Jody Rosen writes in a recent New York Times Magazine feature about the disastrous 2008 fire at a Universal Studios Hollywood warehouse that served as the vault for the most historically significant master recordings of the Universal Music Group, in which approximately 175,000 master recordings were destroyed.

A Europol press release details how three men were arrested in France last month for stealing rare maps from archival collections from different libraries throughout Europe.

NPR reports that while digitizing a collection at Mexico’s National Sound Library, archivists came across a recording containing a voice they believe may be that of celebrated Mexican artist Frida Kahlo.

New Hampshire State Archivist Brian Burford was recently featured in an article in the Concord Monitor, in which he warned of the risk posed to the state’s digital records in the absence of a statewide digital preservation program.

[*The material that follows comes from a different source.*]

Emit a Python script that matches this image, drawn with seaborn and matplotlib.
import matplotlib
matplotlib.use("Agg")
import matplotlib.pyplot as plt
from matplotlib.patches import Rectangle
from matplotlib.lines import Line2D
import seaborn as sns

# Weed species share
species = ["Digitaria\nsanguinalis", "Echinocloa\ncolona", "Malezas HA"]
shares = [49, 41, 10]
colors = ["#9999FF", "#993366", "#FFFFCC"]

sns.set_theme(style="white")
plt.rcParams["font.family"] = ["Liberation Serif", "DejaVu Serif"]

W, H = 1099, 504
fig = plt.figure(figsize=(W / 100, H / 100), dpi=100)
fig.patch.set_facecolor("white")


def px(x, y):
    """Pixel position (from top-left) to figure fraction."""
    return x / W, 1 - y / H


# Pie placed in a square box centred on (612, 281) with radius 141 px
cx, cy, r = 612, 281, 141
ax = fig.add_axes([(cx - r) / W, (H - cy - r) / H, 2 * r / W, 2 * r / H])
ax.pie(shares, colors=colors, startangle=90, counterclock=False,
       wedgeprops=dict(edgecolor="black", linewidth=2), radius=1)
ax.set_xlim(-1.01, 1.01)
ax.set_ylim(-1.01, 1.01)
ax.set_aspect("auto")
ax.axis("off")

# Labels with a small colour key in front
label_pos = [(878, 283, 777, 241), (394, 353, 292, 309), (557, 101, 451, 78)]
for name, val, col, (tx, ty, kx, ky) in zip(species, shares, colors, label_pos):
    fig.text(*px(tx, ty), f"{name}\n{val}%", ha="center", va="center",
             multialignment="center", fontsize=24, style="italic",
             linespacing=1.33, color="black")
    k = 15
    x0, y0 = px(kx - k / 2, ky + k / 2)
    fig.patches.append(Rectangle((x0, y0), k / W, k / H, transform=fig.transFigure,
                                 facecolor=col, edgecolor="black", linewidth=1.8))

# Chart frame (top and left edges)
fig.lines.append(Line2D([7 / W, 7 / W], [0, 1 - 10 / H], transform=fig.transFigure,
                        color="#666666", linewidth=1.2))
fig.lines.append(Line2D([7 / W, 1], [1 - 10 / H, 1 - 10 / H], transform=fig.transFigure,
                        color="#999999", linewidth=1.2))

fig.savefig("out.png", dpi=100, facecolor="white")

The New York Times recently featured an article on the donation of Nachman Blumental’s personal papers to the YIVO Institute for Jewish Research.  Blumental, a philologist and one of the earliest historians of the Holocaust, documented how the Nazis’ “used the German language to obscure the mechanics of mass murder and make genocide more palatable to themselves.”

In The Conversation, Axel Bruns writes about the National Library of Australia’s newly launched Australian Web Archive, and the immense web archiving challenges the Library will continue to face going forward.

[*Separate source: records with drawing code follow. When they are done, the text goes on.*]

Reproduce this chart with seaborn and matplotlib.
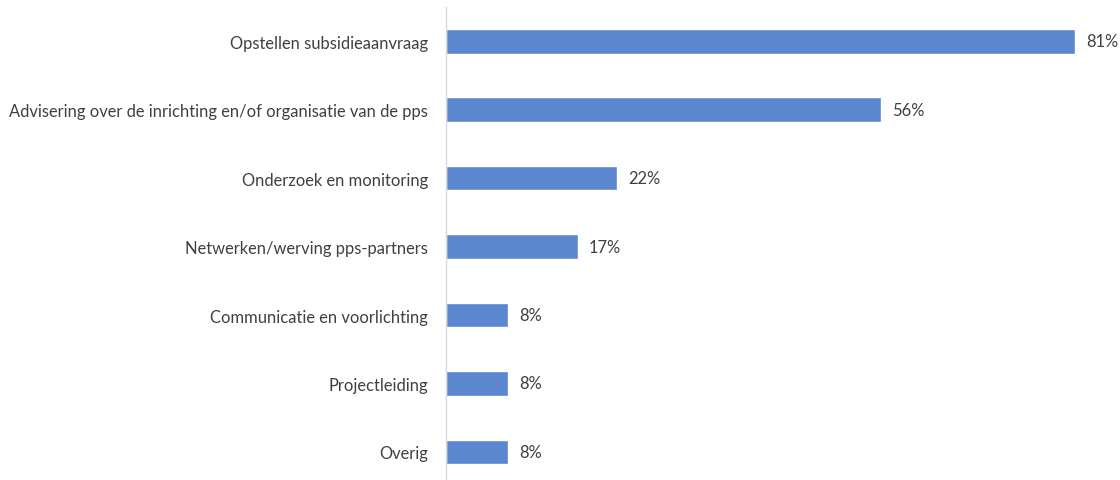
import matplotlib
matplotlib.use("Agg")
import matplotlib.pyplot as plt
import seaborn as sns
import pandas as pd

categories = [
    "Opstellen subsidieaanvraag",
    "Advisering over de inrichting en/of organisatie van de pps",
    "Onderzoek en monitoring",
    "Netwerken/werving pps-partners",
    "Communicatie en voorlichting",
    "Projectleiding",
    "Overig",
]
percentages = [81, 56, 22, 17, 8, 8, 8]

df = pd.DataFrame({"categorie": categories, "pct": percentages})

sns.set_theme(style="white")
plt.rcParams["font.family"] = ["Lato", "DejaVu Sans"]

TEXT = "#404040"
BAR = "#5B87D0"

fig = plt.figure(figsize=(11.2, 4.81), dpi=100)
ax = fig.add_axes([446 / 1120, 0, 1 - 446 / 1120, (481 - 8) / 481])

sns.barplot(data=df, y="categorie", x="pct", orient="h", color=BAR,
            width=0.36, saturation=1, ax=ax)

ax.set_xlim(0, (1120 - 446) / 7.77)
ax.set_ylim(6.41, -0.5)
ax.set_xlabel("")
ax.set_ylabel("")
ax.set_xticks([])
ax.tick_params(axis="y", length=0, pad=13, labelsize=11.9, labelcolor=TEXT)

for side in ["top", "right", "bottom"]:
    ax.spines[side].set_visible(False)
ax.spines["left"].set_color("#d9d9d9")
ax.spines["left"].set_linewidth(1.0)

for container in ax.containers:
    ax.bar_label(container, labels=[f"{v}%" for v in percentages],
                 padding=8, fontsize=11.9, color=TEXT, clip_on=False)

fig.savefig("out.png", dpi=100)
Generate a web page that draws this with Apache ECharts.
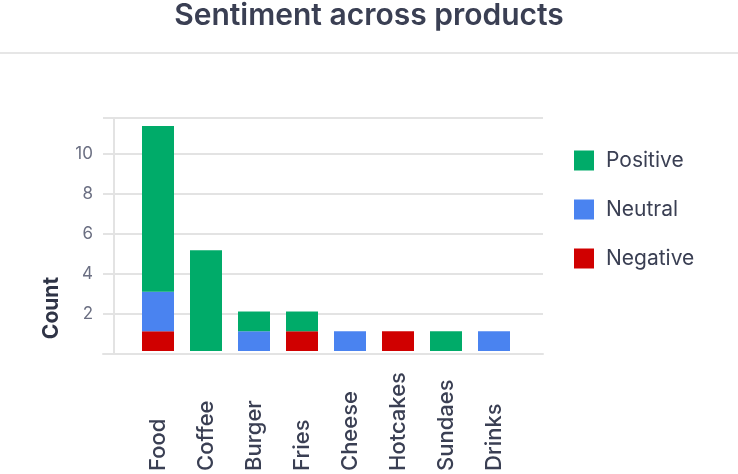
<!DOCTYPE html>
<html>
<head>
<meta charset="utf-8">
<script src="https://cdn.jsdelivr.net/npm/echarts@6/dist/echarts.min.js"></script>
<style>
  html, body { margin: 0; padding: 0; background: #fff; }
  #chart { width: 738px; height: 474px; }
</style>
</head>
<body>
<div id="chart"></div>
<script>
  const products = ['Food', 'Coffee', 'Burger', 'Fries', 'Cheese', 'Hotcakes', 'Sundaes', 'Drinks'];
  const negative = [1, 0, 0, 1, 0, 1, 0, 0];
  const neutral = [2, 0, 1, 0, 1, 0, 0, 1];
  const positive = [8.4, 5.1, 1, 1, 0, 0, 1, 0];
  const yTicks = [2, 4, 6, 8, 10];

  const font = 'Inter, "Noto Sans", sans-serif';
  const dark = '#3a3f53';

  const myChart = echarts.init(document.getElementById('chart'));

  function bar(name, data, color) {
    return {
      name: name,
      type: 'bar',
      stack: 'total',
      xAxisIndex: 1,
      yAxisIndex: 1,
      barWidth: 32,
      data: data.map((v) => (v === 0 ? null : v)),
      itemStyle: { color: color },
    };
  }

  myChart.setOption({
    animation: false,
    textStyle: { fontFamily: font },
    title: {
      text: 'Sentiment across products',
      left: 'center',
      top: -4,
      textStyle: { fontSize: 30, fontWeight: 600, color: dark, fontFamily: font },
    },
    legend: {
      orient: 'vertical',
      left: 569,
      top: 145,
      itemWidth: 20,
      itemHeight: 20,
      itemGap: 28,
      icon: 'rect',
      data: ['Positive', 'Neutral', 'Negative'],
      textStyle: { fontSize: 21, color: dark, padding: [0, 0, 0, 7] },
    },
    graphic: [
      {
        type: 'rect',
        shape: { x: 0, y: 52, width: 738, height: 2 },
        style: { fill: '#e6e6e6' },
      },
      {
        type: 'text',
        x: 52,
        y: 308,
        rotation: Math.PI / 2,
        style: {
          text: 'Count',
          fontSize: 21,
          fontWeight: 'bold',
          fill: '#2f3446',
          fontFamily: font,
          align: 'center',
          verticalAlign: 'middle',
        },
      },
    ],
    grid: [
      { left: 103, top: 118, width: 440, height: 236 },
      { left: 134, top: 118, width: 384, height: 236 },
    ],
    xAxis: [
      {
        gridIndex: 0,
        type: 'value',
        min: 0,
        max: 1,
        show: true,
        axisLine: { show: true, lineStyle: { color: '#e3e3e3', width: 2 } },
        axisTick: { show: false },
        axisLabel: { show: false },
        splitLine: { show: false },
      },
      {
        gridIndex: 1,
        type: 'category',
        data: products,
        axisLine: { show: false },
        axisTick: { show: false },
        axisLabel: {
          interval: 0,
          rotate: 90,
          align: 'left',
          margin: 120,
          fontSize: 22,
          fontWeight: 500,
          color: dark,
        },
      },
    ],
    yAxis: [
      {
        gridIndex: 0,
        type: 'value',
        min: 0,
        max: 11.8,
        interval: 2,
        offset: -11,
        axisLine: { show: true, lineStyle: { color: '#e3e3e3', width: 2 } },
        axisTick: { show: false },
        axisLabel: {
          margin: 21,
          fontSize: 17,
          color: '#6b6f82',
          formatter: (v) => (yTicks.includes(v) ? String(v) : ''),
        },
        splitLine: { show: true, lineStyle: { color: '#e3e3e3', width: 2 } },
      },
      {
        gridIndex: 1,
        type: 'value',
        min: 0,
        max: 11.8,
        show: false,
        splitLine: { show: false },
      },
    ],
    series: [
      bar('Negative', negative, '#d00000'),
      bar('Neutral', neutral, '#4a83f0'),
      bar('Positive', positive, '#00ab69'),
    ],
  });
</script>
</body>
</html>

The University of Pittsburgh Library System recently acquired the archive of legendary horror filmmaker George A. Romero, which will serve as the foundation for a larger horror studies archive that the university intends to establish within its Archives & Special Collections.

The Monuments Men Foundation recently donated the diary of S. Lane Faison to the National Archives.  Faison, a member of the “Monuments Men” unit during World War II, supervised the return of millions of historical artifacts stolen by the Nazis to their countries of origin.

Controversy recently arose at Doane University in Nebraska after the director of the university’s Perkins Library was placed on administrative leave after including a photograph showing students wearing blackface in a “Parties from the Past” exhibit outside the library.

The CBC recently reported on the launch of a new website from the City of Edmonton Archives that provides access to thousands of digitized historical photographs from the Archives’ collection.

At the end of May, the New York Times reported that the Schomburg Center for Research in Black Culture had acquired the personal collection of Fred “Fab 5 Freddy” Brathwaite, the original host of “Yo! MTV Raps,” which first aired in 1988.